DATASET CONTENT ▸
- - -
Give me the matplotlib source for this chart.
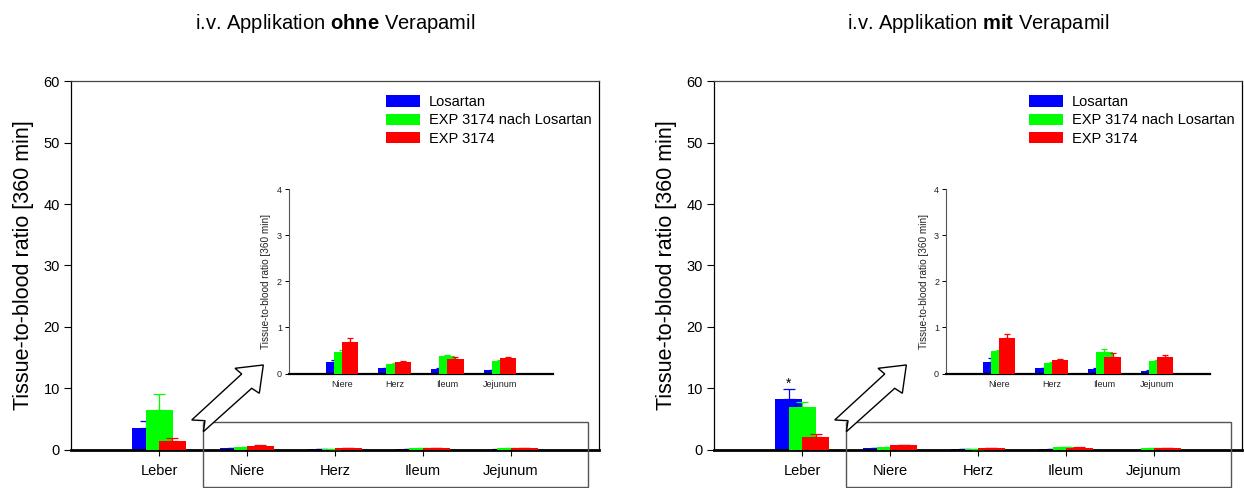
import numpy as np
import matplotlib
matplotlib.use('Agg')
import matplotlib.pyplot as plt
from matplotlib.patches import Polygon, Rectangle

plt.rcParams['font.family'] = ['Liberation Sans', 'DejaVu Sans']
plt.rcParams['mathtext.fontset'] = 'custom'
plt.rcParams['mathtext.rm'] = 'Liberation Sans'
plt.rcParams['mathtext.bf'] = 'Liberation Sans:bold'

organe = ['Leber', 'Niere', 'Herz', 'Ileum', 'Jejunum']
serien = ['Losartan', 'EXP 3174 nach Losartan', 'EXP 3174']
farben = ['#0000ff', '#00ff00', '#ff0000']

# i.v. ohne Verapamil
ohne_losartan = [3.5, 0.25, 0.11, 0.10, 0.07]
ohne_losartan_err = [1.2, 0.04, 0.02, 0.01, 0.01]
ohne_exp_nach = [6.5, 0.47, 0.20, 0.37, 0.27]
ohne_exp_nach_err = [2.6, 0.03, 0.02, 0.03, 0.02]
ohne_exp = [1.5, 0.69, 0.25, 0.31, 0.33]
ohne_exp_err = [0.45, 0.08, 0.02, 0.04, 0.03]

# i.v. mit Verapamil
mit_losartan = [8.3, 0.26, 0.12, 0.10, 0.06]
mit_losartan_err = [1.6, 0.07, 0.01, 0.01, 0.01]
mit_exp_nach = [7.0, 0.48, 0.22, 0.46, 0.27]
mit_exp_nach_err = [0.8, 0.03, 0.02, 0.08, 0.03]
mit_exp = [2.1, 0.78, 0.29, 0.36, 0.36]
mit_exp_err = [0.5, 0.07, 0.03, 0.08, 0.04]

ylabel = 'Tissue-to-blood ratio [360 min]'
breite = 0.307
versatz = [-0.153, 0.0, 0.153]

# Pfeil (Achsenkoordinaten) und Rahmen um die kleinen Werte
pfeil = [(0.3642, 0.2304), (0.3106, 0.2214), (0.3233, 0.2060), (0.2286, 0.0813),
         (0.2538, 0.0794), (0.2506, 0.0496), (0.3422, 0.1672), (0.3566, 0.1537)]


def balken(ax, x, werte, fehler, fs_cap):
    for i, (w, f) in enumerate(zip(werte, fehler)):
        z = 2 + i
        ax.bar(np.asarray(x) + versatz[i], w, breite, color=farben[i], label=serien[i],
               zorder=z, yerr=[np.zeros(len(f)), f],
               error_kw=dict(ecolor=farben[i], elinewidth=0.9, capsize=fs_cap,
                             capthick=0.9, zorder=z + 0.5))


def panel(links, ins_links, titel, werte, fehler, stern=False):
    ax = fig.add_axes([links, 0.0779, 0.4244, 0.7561])
    x = np.arange(len(organe))
    balken(ax, x, werte, fehler, 4)
    ax.set_xlim(-1, 5)
    ax.set_ylim(0, 60)
    ax.set_yticks(np.arange(0, 61, 10))
    ax.set_xticks(x)
    ax.set_xticklabels(organe, fontsize=10.5)
    ax.tick_params(axis='y', labelsize=10.5, length=5, width=0.8, pad=3)
    ax.tick_params(axis='x', length=4, width=0.8, pad=6)
    ax.set_ylabel(ylabel, fontsize=15.5, labelpad=7)
    for s in ['top', 'right', 'left']:
        ax.spines[s].set_linewidth(0.9)
    ax.spines['top'].set_color('#444444')
    ax.spines['bottom'].set_linewidth(2)
    ax.legend(loc='upper left', bbox_to_anchor=(0.596, 0.962), frameon=False,
              fontsize=10.5, handlelength=2.35, handleheight=0.8, labelspacing=0.3,
              handletextpad=0.6, borderaxespad=0, borderpad=0)
    if stern:
        ax.text(x[0] + versatz[0], werte[0][0] + fehler[0][0] + 0.2, '*',
                ha='center', va='baseline', fontsize=10)

    ax.add_patch(Rectangle((0.25, -0.1003), 0.729, 0.1762, transform=ax.transAxes,
                           fill=False, edgecolor='#555555', lw=1, clip_on=False, zorder=10))
    ax.add_patch(Polygon(pfeil, closed=True, transform=ax.transAxes, facecolor='white',
                         edgecolor='black', lw=1, clip_on=False, zorder=11))

    ax.text(0.5, 1.157, titel, transform=ax.transAxes, ha='center', va='center',
            fontsize=14.5)

    # Ausschnitt mit den kleinen Organen
    ins = fig.add_axes([ins_links, 0.2346, 0.2122, 0.378])
    ins.patch.set_alpha(0)
    xi = x[1:]
    balken(ins, xi, [w[1:] for w in werte], [f[1:] for f in fehler], 2.2)
    ins.set_xlim(0, 5)
    ins.set_ylim(0, 4)
    ins.set_yticks(np.arange(0, 5, 1))
    ins.set_xticks(xi)
    ins.set_xticklabels(organe[1:], fontsize=6.5, color='#222222')
    ins.tick_params(axis='y', labelsize=6.5, length=3, width=0.7, pad=2, labelcolor='#222222')
    ins.tick_params(axis='x', length=0, pad=5)
    ins.set_ylabel(ylabel, fontsize=7.2, labelpad=4, color='#222222')
    ins.spines['top'].set_visible(False)
    ins.spines['right'].set_visible(False)
    ins.spines['left'].set_linewidth(0.8)
    ins.spines['left'].set_color('#555555')
    ins.spines['bottom'].set_linewidth(1.6)


fig = plt.figure(figsize=(12.44, 4.88), dpi=100)

panel(0.0571, 0.2323, r'i.v. Applikation $\mathbf{ohne}$ Verapamil',
      [ohne_losartan, ohne_exp_nach, ohne_exp],
      [ohne_losartan_err, ohne_exp_nach_err, ohne_exp_err])
panel(0.5740, 0.7605, r'i.v. Applikation $\mathbf{mit}$ Verapamil',
      [mit_losartan, mit_exp_nach, mit_exp],
      [mit_losartan_err, mit_exp_nach_err, mit_exp_err], stern=True)

fig.savefig('out.png', dpi=100, facecolor='white')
- - -
Omitting all pictures, restate exactly the lines of the material from its start through the line that contains "ohne_exp_err = [0.45, 0.08, 0.02, 0.04, 0.03]".

SOLUTION TO THE EXERCISE ▸
Give me the matplotlib source for this chart.
import numpy as np
import matplotlib
matplotlib.use('Agg')
import matplotlib.pyplot as plt
from matplotlib.patches import Polygon, Rectangle

plt.rcParams['font.family'] = ['Liberation Sans', 'DejaVu Sans']
plt.rcParams['mathtext.fontset'] = 'custom'
plt.rcParams['mathtext.rm'] = 'Liberation Sans'
plt.rcParams['mathtext.bf'] = 'Liberation Sans:bold'

organe = ['Leber', 'Niere', 'Herz', 'Ileum', 'Jejunum']
serien = ['Losartan', 'EXP 3174 nach Losartan', 'EXP 3174']
farben = ['#0000ff', '#00ff00', '#ff0000']

# i.v. ohne Verapamil
ohne_losartan = [3.5, 0.25, 0.11, 0.10, 0.07]
ohne_losartan_err = [1.2, 0.04, 0.02, 0.01, 0.01]
ohne_exp_nach = [6.5, 0.47, 0.20, 0.37, 0.27]
ohne_exp_nach_err = [2.6, 0.03, 0.02, 0.03, 0.02]
ohne_exp = [1.5, 0.69, 0.25, 0.31, 0.33]
ohne_exp_err = [0.45, 0.08, 0.02, 0.04, 0.03]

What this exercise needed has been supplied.